● Written instruction
Keep the pictures out of the copy and repeat the records exactly.

## begin Exercise material

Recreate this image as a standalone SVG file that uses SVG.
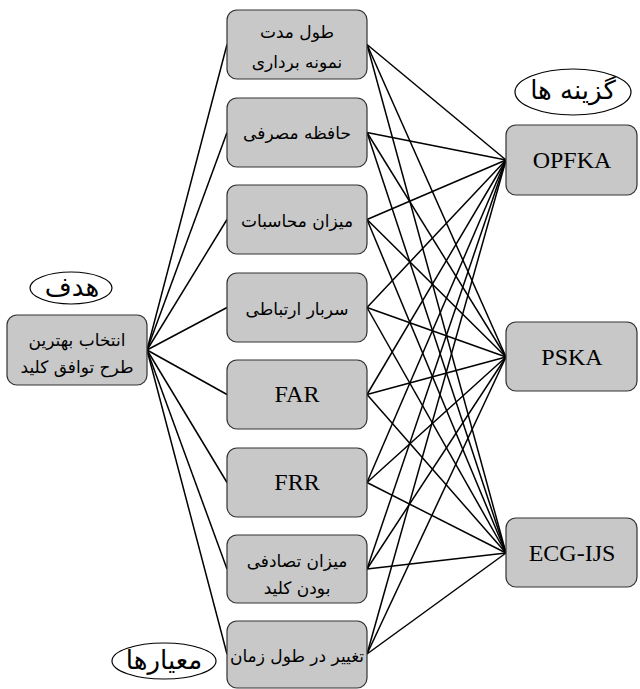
<svg xmlns="http://www.w3.org/2000/svg" width="640" height="689" viewBox="0 0 640 689">
<style>
.box{fill:#c8c8c8;stroke:#333;stroke-width:1.2}
.ell{fill:#fff;stroke:#000;stroke-width:1.2}
.fa{font-family:"DejaVu Sans","Noto Sans",sans-serif;font-size:17px;fill:#000;text-anchor:middle;dominant-baseline:central}
.fa-big{font-family:"DejaVu Sans","Noto Sans",sans-serif;font-size:26px;fill:#000;text-anchor:middle;dominant-baseline:central}
.en{font-family:"Liberation Serif","Times New Roman",serif;font-size:24px;font-weight:normal;fill:#000;text-anchor:middle;dominant-baseline:central}
.con line{stroke:#000;stroke-width:1.5}
</style>
<g id="connectors" class="con">
<line x1="147" y1="350" x2="227" y2="44.5"/>
<line x1="147" y1="350" x2="227" y2="132.5"/>
<line x1="147" y1="350" x2="227" y2="219.5"/>
<line x1="147" y1="350" x2="227" y2="307.5"/>
<line x1="147" y1="350" x2="227" y2="394.5"/>
<line x1="147" y1="350" x2="227" y2="482.5"/>
<line x1="147" y1="350" x2="227" y2="569"/>
<line x1="147" y1="350" x2="227" y2="654"/>
<line x1="367" y1="44.5" x2="506" y2="160"/>
<line x1="367" y1="44.5" x2="506" y2="357"/>
<line x1="367" y1="44.5" x2="506" y2="553"/>
<line x1="367" y1="132.5" x2="506" y2="160"/>
<line x1="367" y1="132.5" x2="506" y2="357"/>
<line x1="367" y1="132.5" x2="506" y2="553"/>
<line x1="367" y1="219.5" x2="506" y2="160"/>
<line x1="367" y1="219.5" x2="506" y2="357"/>
<line x1="367" y1="219.5" x2="506" y2="553"/>
<line x1="367" y1="307.5" x2="506" y2="160"/>
<line x1="367" y1="307.5" x2="506" y2="357"/>
<line x1="367" y1="307.5" x2="506" y2="553"/>
<line x1="367" y1="394.5" x2="506" y2="160"/>
<line x1="367" y1="394.5" x2="506" y2="357"/>
<line x1="367" y1="394.5" x2="506" y2="553"/>
<line x1="367" y1="482.5" x2="506" y2="160"/>
<line x1="367" y1="482.5" x2="506" y2="357"/>
<line x1="367" y1="482.5" x2="506" y2="553"/>
<line x1="367" y1="569" x2="506" y2="160"/>
<line x1="367" y1="569" x2="506" y2="357"/>
<line x1="367" y1="569" x2="506" y2="553"/>
<line x1="367" y1="654" x2="506" y2="160"/>
<line x1="367" y1="654" x2="506" y2="357"/>
<line x1="367" y1="654" x2="506" y2="553"/>
</g>
<g id="label-goal">
<ellipse class="ell" cx="71" cy="288" rx="41" ry="16"/>
<text class="fa-big" x="72" y="287">هدف</text>
</g>
<g id="goal">
<rect class="box" x="7" y="315" width="140" height="70" rx="10"/>
<text class="fa" x="77" y="340">انتخاب بهترین</text>
<text class="fa" x="77" y="367">طرح توافق کلید</text>
</g>
<g id="c1">
<rect class="box" x="227" y="10" width="140" height="69" rx="10"/>
<text class="fa" x="297" y="32">طول مدت</text>
<text class="fa" x="297" y="62">نمونه برداری</text>
</g>
<g id="c2">
<rect class="box" x="227" y="98" width="140" height="69" rx="10"/>
<text class="fa" x="297" y="133">حافظه مصرفی</text>
</g>
<g id="c3">
<rect class="box" x="227" y="185" width="140" height="69" rx="10"/>
<text class="fa" x="297" y="221">میزان محاسبات</text>
</g>
<g id="c4">
<rect class="box" x="227" y="273" width="140" height="69" rx="10"/>
<text class="fa" x="297" y="309">سربار ارتباطی</text>
</g>
<g id="c5">
<rect class="box" x="227" y="360" width="140" height="69" rx="10"/>
<text class="en" x="297" y="394">FAR</text>
</g>
<g id="c6">
<rect class="box" x="227" y="448" width="140" height="69" rx="10"/>
<text class="en" x="297" y="482">FRR</text>
</g>
<g id="c7">
<rect class="box" x="227" y="535" width="140" height="68" rx="10"/>
<text class="fa" x="297" y="561">میزان تصادفی</text>
<text class="fa" x="297" y="588">بودن کلید</text>
</g>
<g id="c8">
<rect class="box" x="227" y="621" width="140" height="67" rx="10"/>
<text class="fa" x="297" y="656">تغییر در طول زمان</text>
</g>
<g id="label-criteria">
<ellipse class="ell" cx="164" cy="661" rx="52" ry="18"/>
<text class="fa-big" x="164" y="660">معیارها</text>
</g>
<g id="label-alternatives">
<ellipse class="ell" cx="573" cy="92" rx="58" ry="23"/>
<text class="fa-big" x="573" y="90">گزینه ها</text>
</g>
<g id="a1">
<rect class="box" x="506" y="125" width="131" height="70" rx="10"/>
<text class="en" x="572" y="160">OPFKA</text>
</g>
<g id="a2">
<rect class="box" x="506" y="322" width="131" height="69" rx="10"/>
<text class="en" x="572" y="357">PSKA</text>
</g>
<g id="a3">
<rect class="box" x="506" y="518" width="131" height="69" rx="10"/>
<text class="en" x="572" y="553">ECG-IJS</text>
</g>
</svg>
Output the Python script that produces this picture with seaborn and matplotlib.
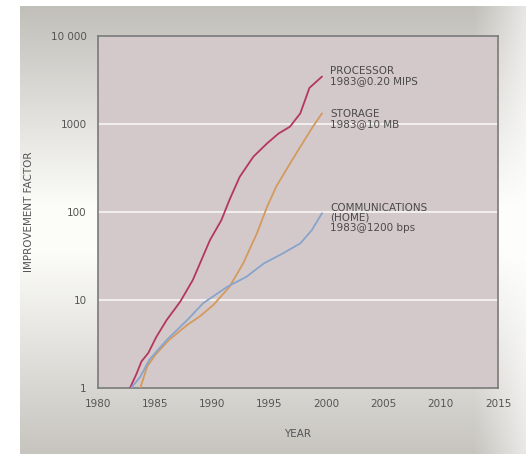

## end Exercise material

● Correct answer
Recreate this image as a standalone SVG file that uses SVG.
<svg xmlns="http://www.w3.org/2000/svg" width="640" height="689" viewBox="0 0 640 689">
<style>
.box{fill:#c8c8c8;stroke:#333;stroke-width:1.2}
.ell{fill:#fff;stroke:#000;stroke-width:1.2}
.fa{font-family:"DejaVu Sans","Noto Sans",sans-serif;font-size:17px;fill:#000;text-anchor:middle;dominant-baseline:central}
.fa-big{font-family:"DejaVu Sans","Noto Sans",sans-serif;font-size:26px;fill:#000;text-anchor:middle;dominant-baseline:central}
.en{font-family:"Liberation Serif","Times New Roman",serif;font-size:24px;font-weight:normal;fill:#000;text-anchor:middle;dominant-baseline:central}
.con line{stroke:#000;stroke-width:1.5}
</style>
<g id="connectors" class="con">
<line x1="147" y1="350" x2="227" y2="44.5"/>
<line x1="147" y1="350" x2="227" y2="132.5"/>
<line x1="147" y1="350" x2="227" y2="219.5"/>
<line x1="147" y1="350" x2="227" y2="307.5"/>
<line x1="147" y1="350" x2="227" y2="394.5"/>
<line x1="147" y1="350" x2="227" y2="482.5"/>
<line x1="147" y1="350" x2="227" y2="569"/>
<line x1="147" y1="350" x2="227" y2="654"/>
<line x1="367" y1="44.5" x2="506" y2="160"/>
<line x1="367" y1="44.5" x2="506" y2="357"/>
<line x1="367" y1="44.5" x2="506" y2="553"/>
<line x1="367" y1="132.5" x2="506" y2="160"/>
<line x1="367" y1="132.5" x2="506" y2="357"/>
<line x1="367" y1="132.5" x2="506" y2="553"/>
<line x1="367" y1="219.5" x2="506" y2="160"/>
<line x1="367" y1="219.5" x2="506" y2="357"/>
<line x1="367" y1="219.5" x2="506" y2="553"/>
<line x1="367" y1="307.5" x2="506" y2="160"/>
<line x1="367" y1="307.5" x2="506" y2="357"/>
<line x1="367" y1="307.5" x2="506" y2="553"/>
<line x1="367" y1="394.5" x2="506" y2="160"/>
<line x1="367" y1="394.5" x2="506" y2="357"/>
<line x1="367" y1="394.5" x2="506" y2="553"/>
<line x1="367" y1="482.5" x2="506" y2="160"/>
<line x1="367" y1="482.5" x2="506" y2="357"/>
<line x1="367" y1="482.5" x2="506" y2="553"/>
<line x1="367" y1="569" x2="506" y2="160"/>
<line x1="367" y1="569" x2="506" y2="357"/>
<line x1="367" y1="569" x2="506" y2="553"/>
<line x1="367" y1="654" x2="506" y2="160"/>
<line x1="367" y1="654" x2="506" y2="357"/>
<line x1="367" y1="654" x2="506" y2="553"/>
</g>
<g id="label-goal">
<ellipse class="ell" cx="71" cy="288" rx="41" ry="16"/>
<text class="fa-big" x="72" y="287">هدف</text>
</g>
<g id="goal">
<rect class="box" x="7" y="315" width="140" height="70" rx="10"/>
<text class="fa" x="77" y="340">انتخاب بهترین</text>
<text class="fa" x="77" y="367">طرح توافق کلید</text>
</g>
<g id="c1">
<rect class="box" x="227" y="10" width="140" height="69" rx="10"/>
<text class="fa" x="297" y="32">طول مدت</text>
<text class="fa" x="297" y="62">نمونه برداری</text>
</g>
<g id="c2">
<rect class="box" x="227" y="98" width="140" height="69" rx="10"/>
<text class="fa" x="297" y="133">حافظه مصرفی</text>
</g>
<g id="c3">
<rect class="box" x="227" y="185" width="140" height="69" rx="10"/>
<text class="fa" x="297" y="221">میزان محاسبات</text>
</g>
<g id="c4">
<rect class="box" x="227" y="273" width="140" height="69" rx="10"/>
<text class="fa" x="297" y="309">سربار ارتباطی</text>
</g>
<g id="c5">
<rect class="box" x="227" y="360" width="140" height="69" rx="10"/>
<text class="en" x="297" y="394">FAR</text>
</g>
<g id="c6">
<rect class="box" x="227" y="448" width="140" height="69" rx="10"/>
<text class="en" x="297" y="482">FRR</text>
</g>
<g id="c7">
<rect class="box" x="227" y="535" width="140" height="68" rx="10"/>
<text class="fa" x="297" y="561">میزان تصادفی</text>
<text class="fa" x="297" y="588">بودن کلید</text>
</g>
<g id="c8">
<rect class="box" x="227" y="621" width="140" height="67" rx="10"/>
<text class="fa" x="297" y="656">تغییر در طول زمان</text>
</g>
<g id="label-criteria">
<ellipse class="ell" cx="164" cy="661" rx="52" ry="18"/>
<text class="fa-big" x="164" y="660">معیارها</text>
</g>
<g id="label-alternatives">
<ellipse class="ell" cx="573" cy="92" rx="58" ry="23"/>
<text class="fa-big" x="573" y="90">گزینه ها</text>
</g>
<g id="a1">
<rect class="box" x="506" y="125" width="131" height="70" rx="10"/>
<text class="en" x="572" y="160">OPFKA</text>
</g>
<g id="a2">
<rect class="box" x="506" y="322" width="131" height="69" rx="10"/>
<text class="en" x="572" y="357">PSKA</text>
</g>
<g id="a3">
<rect class="box" x="506" y="518" width="131" height="69" rx="10"/>
<text class="en" x="572" y="553">ECG-IJS</text>
</g>
</svg>
Output the Python script that produces this picture with seaborn and matplotlib.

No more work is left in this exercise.